I know people, you probably know people, who came to faith in Christ – or at least they were first strongly attracted to the gospel – in large part because the Christians they knew so impressed them. Darius came to worship the living God, to the extent that he understood what he was doing, because Daniel so impressed him and through Daniel he was given a sight of God himself.
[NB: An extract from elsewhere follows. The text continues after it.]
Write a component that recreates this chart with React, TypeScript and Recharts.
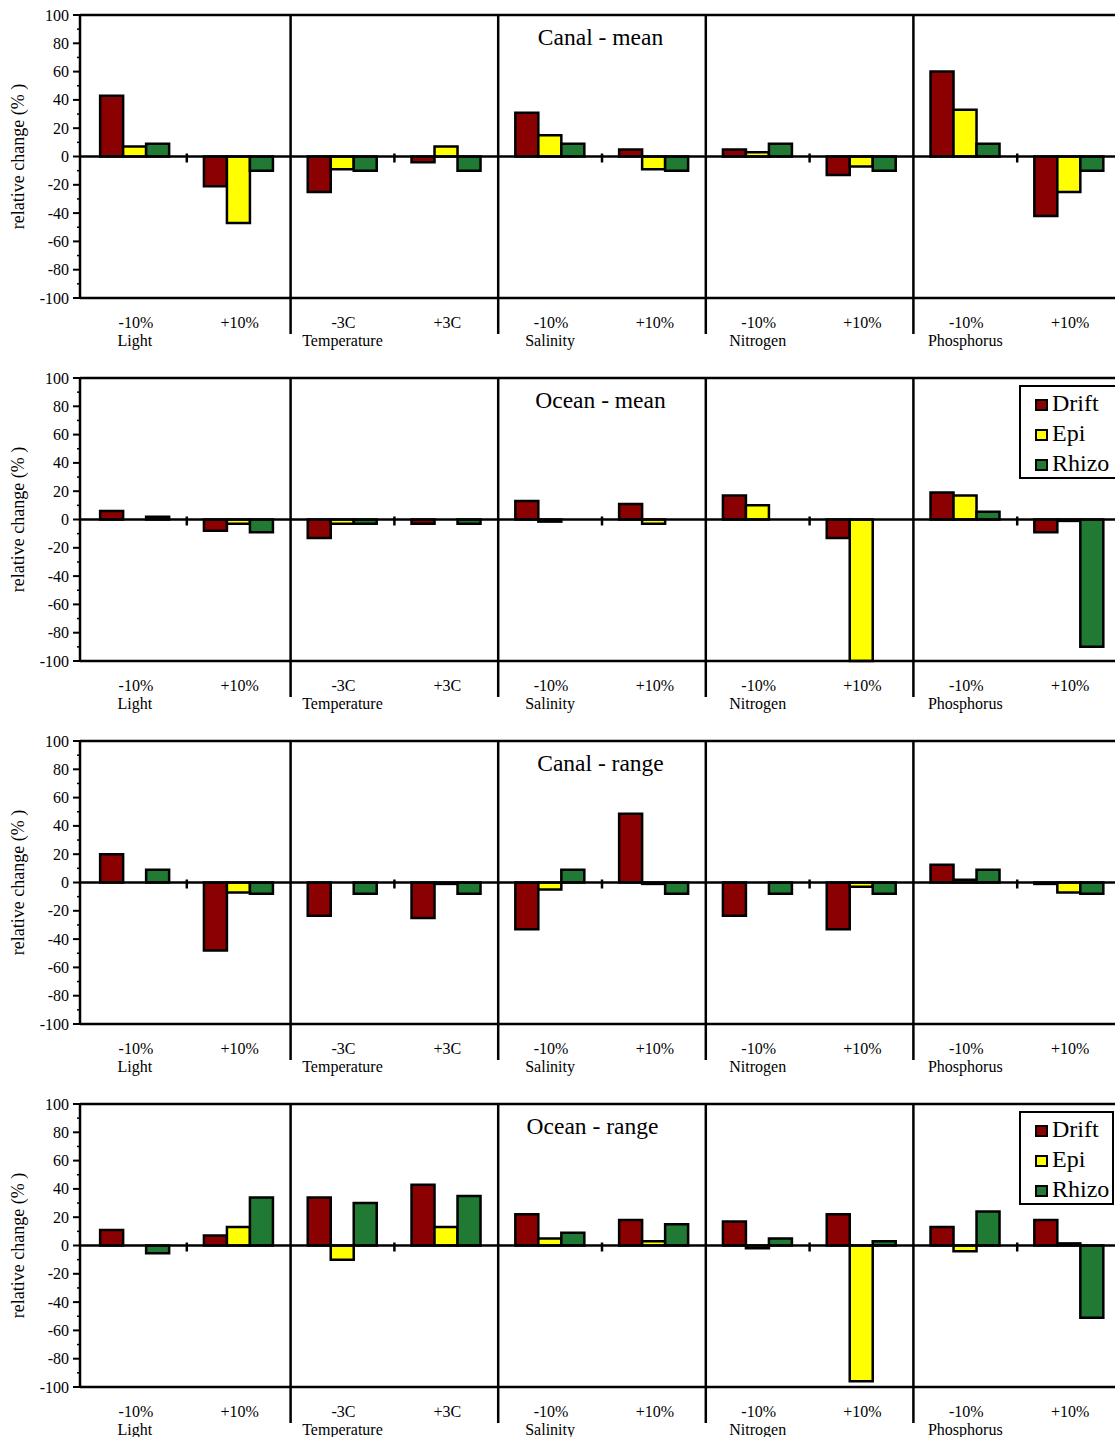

So here are our marching orders, taken from Daniel’s example and from God’s reward for that sterling example. Whatever part of your life or mind we may be thinking about, whether it is our work and the people we know at work who observe us there, whether it is our marriage, or our family, or our management of our home or our money, or our entertainments; whatever it is, we ought to conduct ourselves with a view to what the unbelievers around us will think and say. We ought to manage our lives, in all these various dimensions, in a manner that brings credit to our God, that excites the admiration of the unbelievers who observe us or who do business with us or who see us living our life at home. I think this can clarify matters for us in a way that almost nothing else will. We know, we know very well what kind of behavior, what kind of speech – pure, kind, honest, gentle, humble, self-deprecating – and what kind of attitude would set us apart from the run of people in our day and so would be impressive, attractive, and desirable if our non-Christian friends were to observe it in us. If you won’t change for your wife, or your husband, or your workmates, or your banker, do it for your witness for God and for Christ. Live to honor the Lord in your heart, your speech, and your behavior in that way that you know would obviously honor him before others, and, in the nature of the case, everyone around you will take notice!